И человек, который берется писать роман, с одной стороны, как можно предположить, стремится создать новый, лучший, небывалый мир, а с другой – надеется, что он не пройдет незамеченным у публики – этот созданный им небывалый мир.
1.20. Мир
Что происходит, когда появляется такой небывалый роман? Не просто очередной добротный, читабельный или очаровательный роман, а произведение автора, который ставит перед собой цель создать нечто большее, чем еще одну очаровательную книгу, создать нечто такое, о чем еще никто не слышал, чего еще никогда не было, – что происходит, когда появляется роман совершенно нового типа?

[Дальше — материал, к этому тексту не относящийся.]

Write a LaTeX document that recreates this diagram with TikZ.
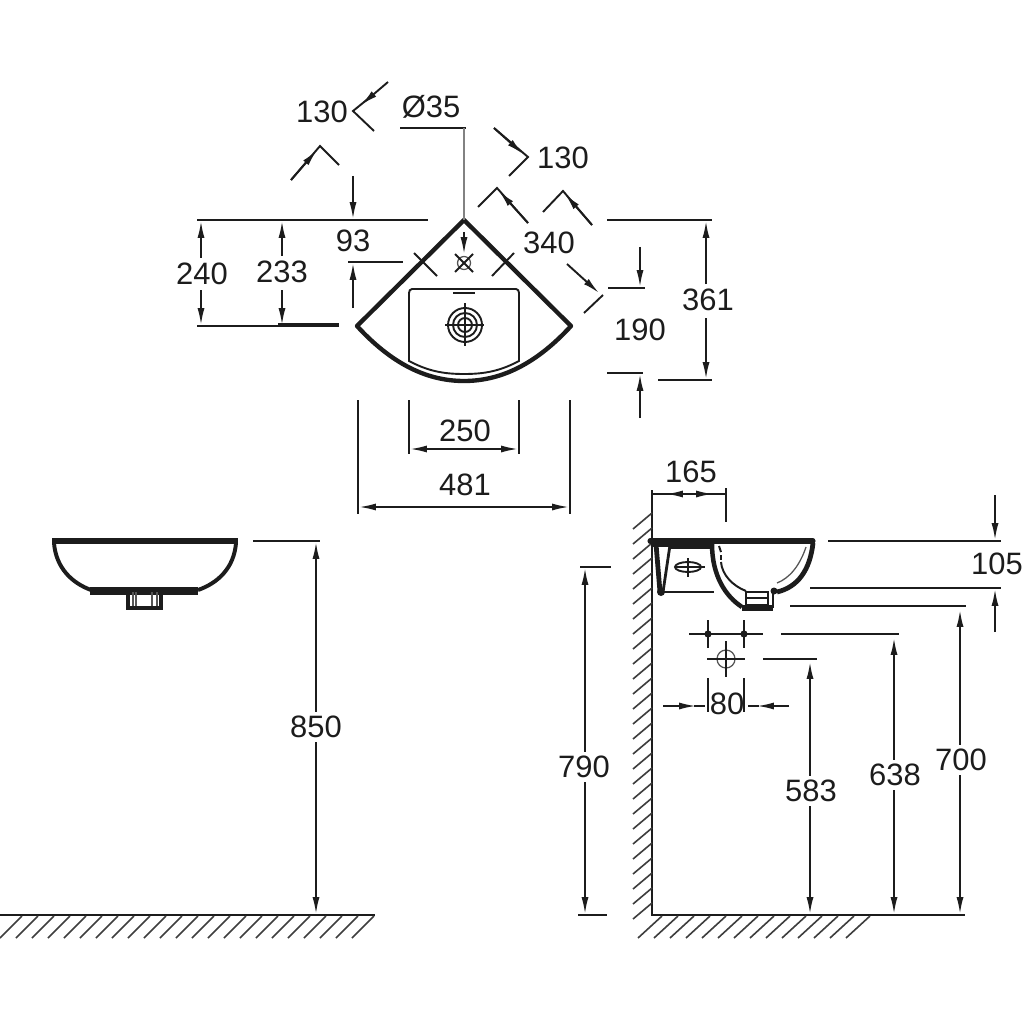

Полагаю, примерно то же, что произошло со мной, когда я впервые читал «Преступление и наказание», переполненный ощущением, что эта книга вскрыла во мне какую-то рану.

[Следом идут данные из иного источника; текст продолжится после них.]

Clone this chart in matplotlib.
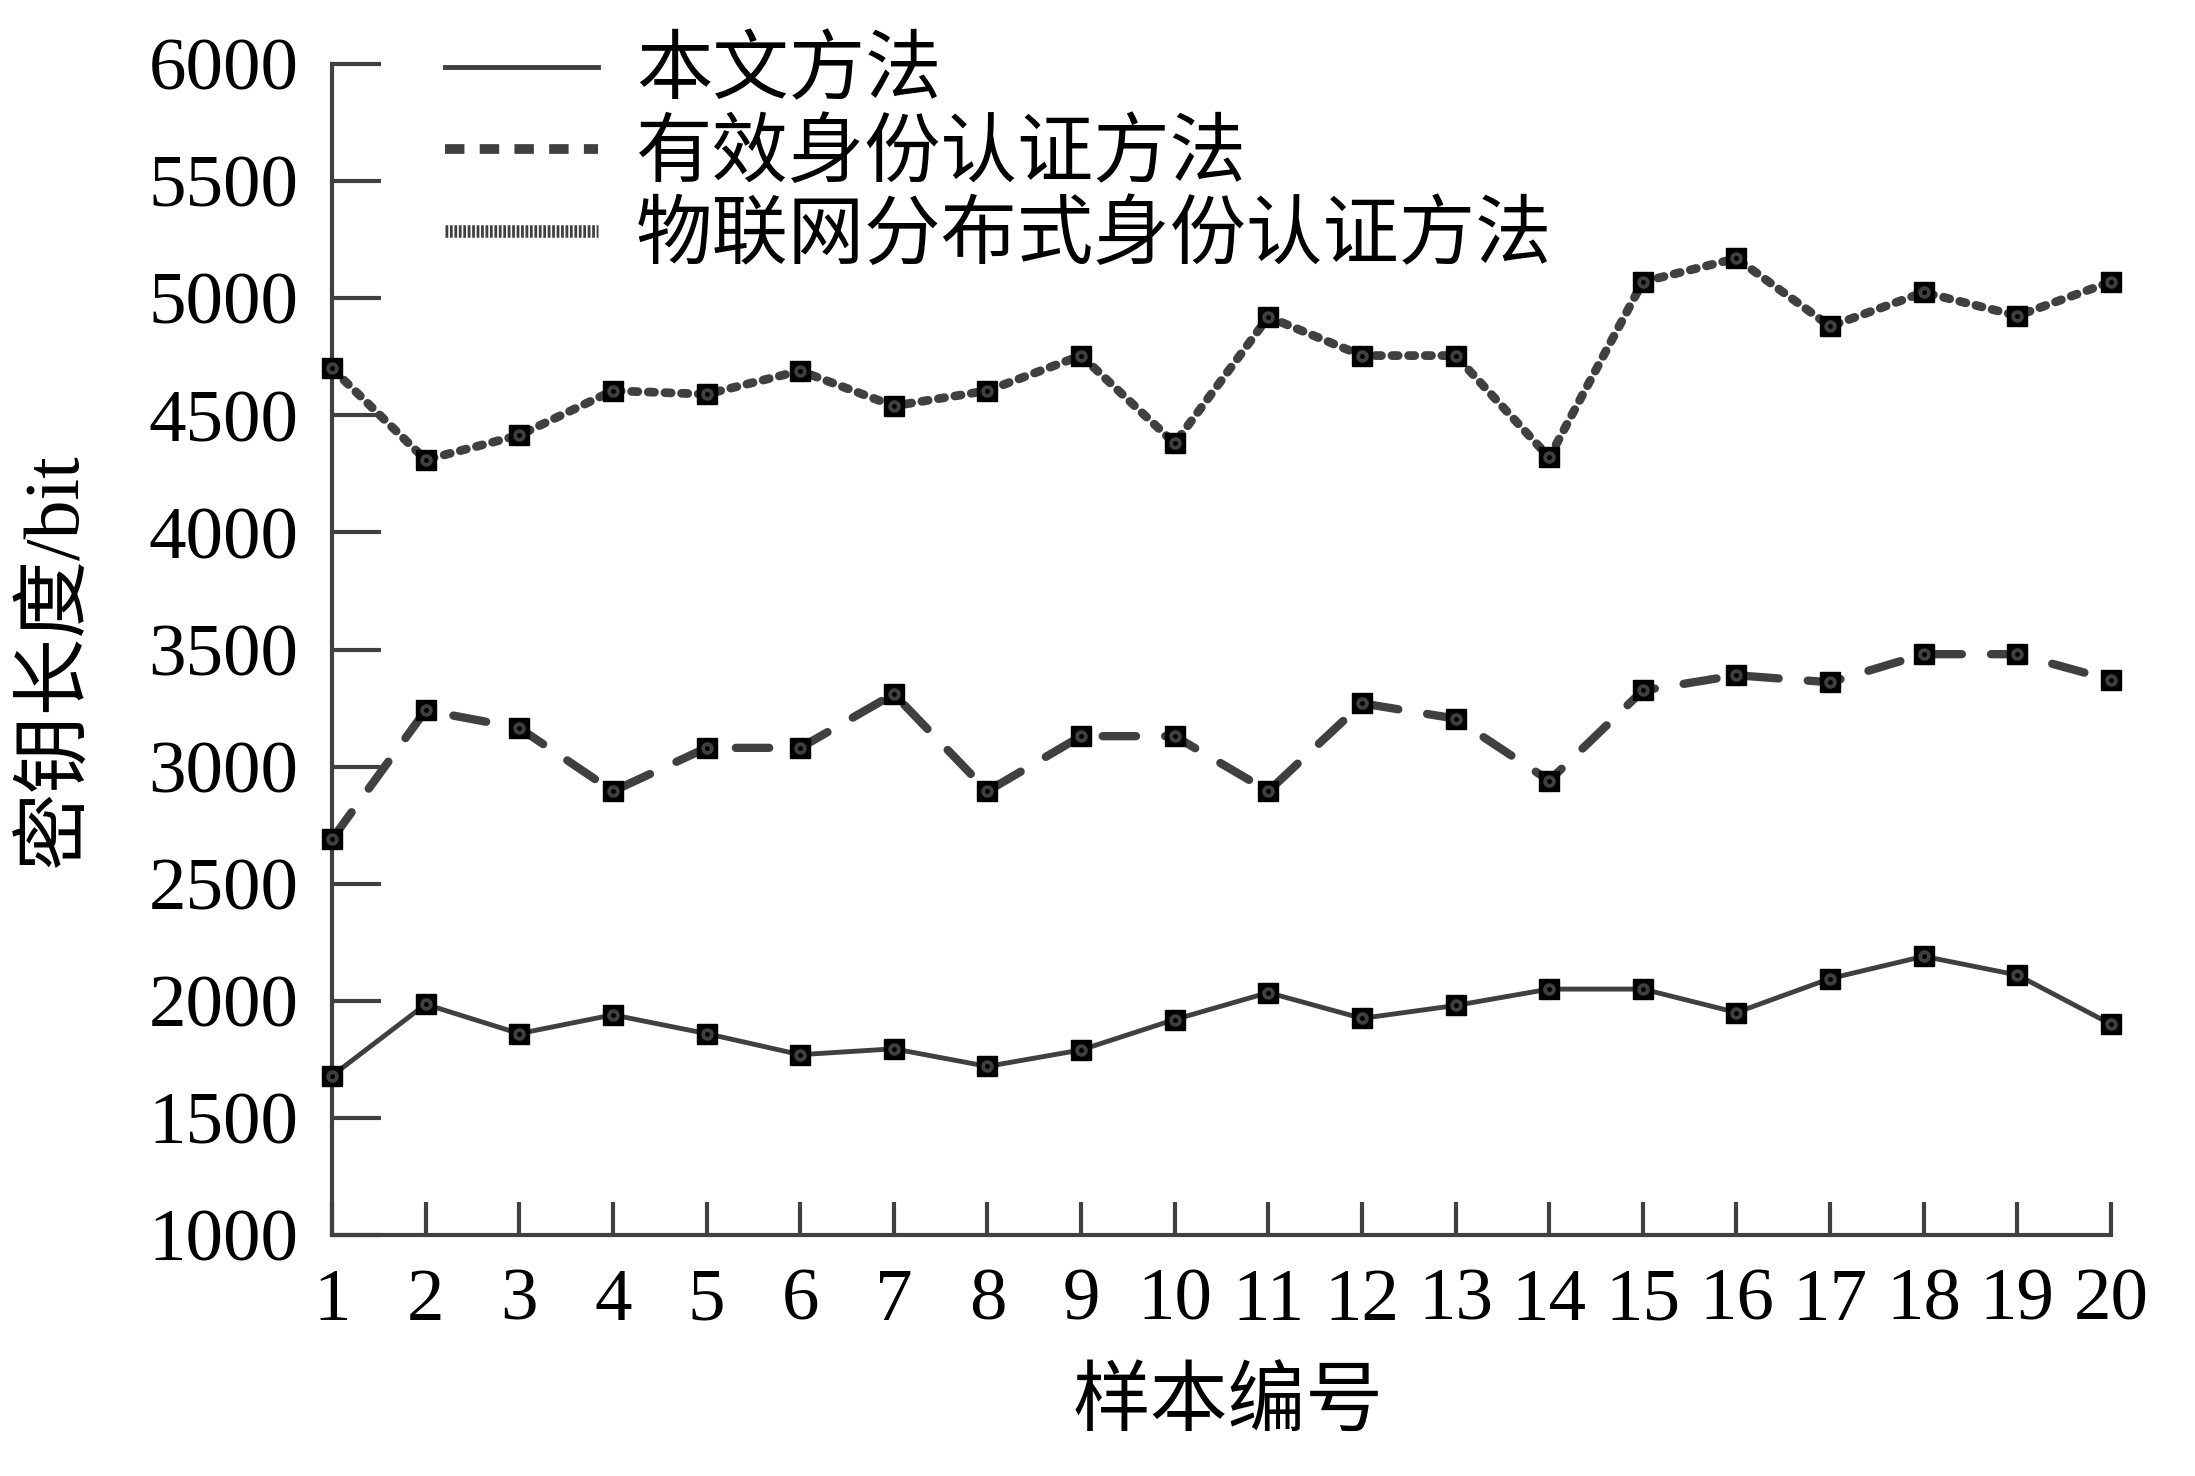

Именно так происходит, когда в литературе появляется нечто небывалое, и это касается не только романов. Когда осенью 1988 года на бульваре Сан-Микеле в Парме я услышал стихотворение Анны Ахматовой в оригинале, и мне впервые открылось, как звучит русский язык, как льется живая русская речь, поэтическая речь (это было стихотворение «Сероглазый король»), – эффект оно произвело сильнейший. Аудитория, в которой это происходило, словно окрасилась в небесный цвет, и все вдруг стало просто и ясно: я больше не сомневался, что остаток своей жизни посвящу изучению русского языка.

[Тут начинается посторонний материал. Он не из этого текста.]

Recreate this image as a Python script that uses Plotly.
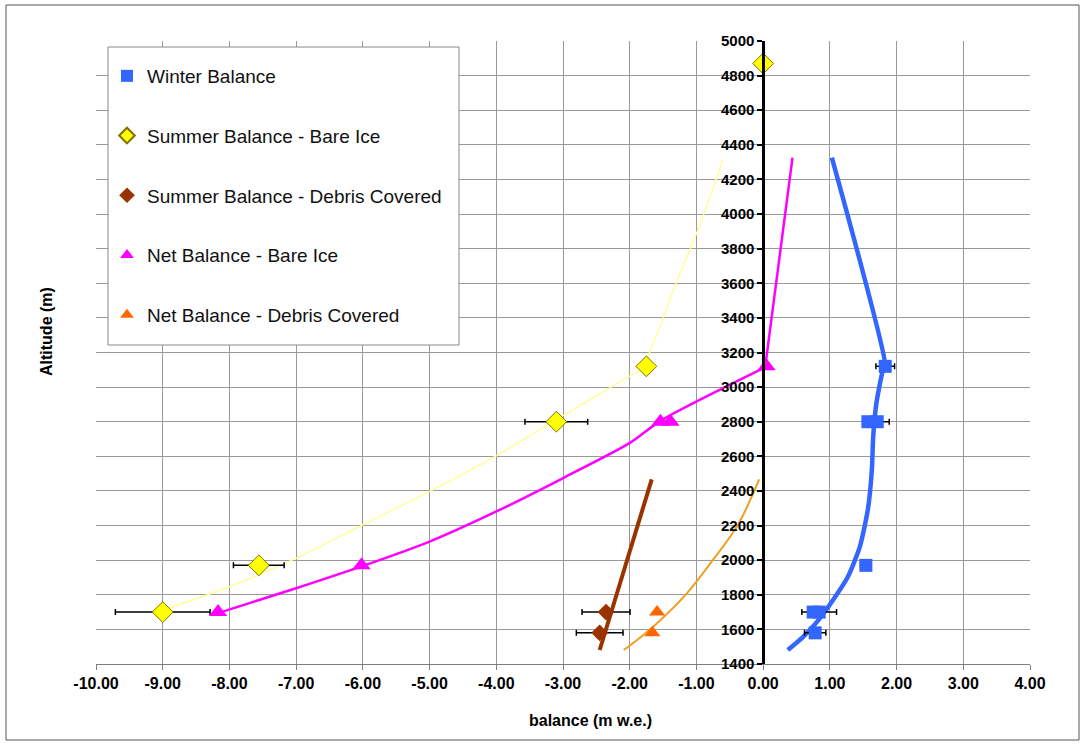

Мне случалось иной раз оказываться в зале, объединенном общей атмосферой, когда на сцене говорили о книгах, читали стихи или пели песни, а все зрители, и я в их числе, слушали, дыша в унисон, словно став единым живым организмом.
Наверное, так и должны действовать на нас искусство и литература – влиять на частоту нашего дыхания, регулировать кровоток, направлять импульсы нервной системы; осознанно принимая решение написать роман, мне кажется, человек надеется именно на это – как минимум бессознательно: влиять на частоту дыхания, регулировать кровоток, направлять нервные импульсы.
И это в том числе объясняет, почему начинающего автора так пугает момент выхода в свет его первой книги. У него возникает ощущение, что он вот-вот станет человеком, которому под силу то, на что способны очень немногие из ему подобных.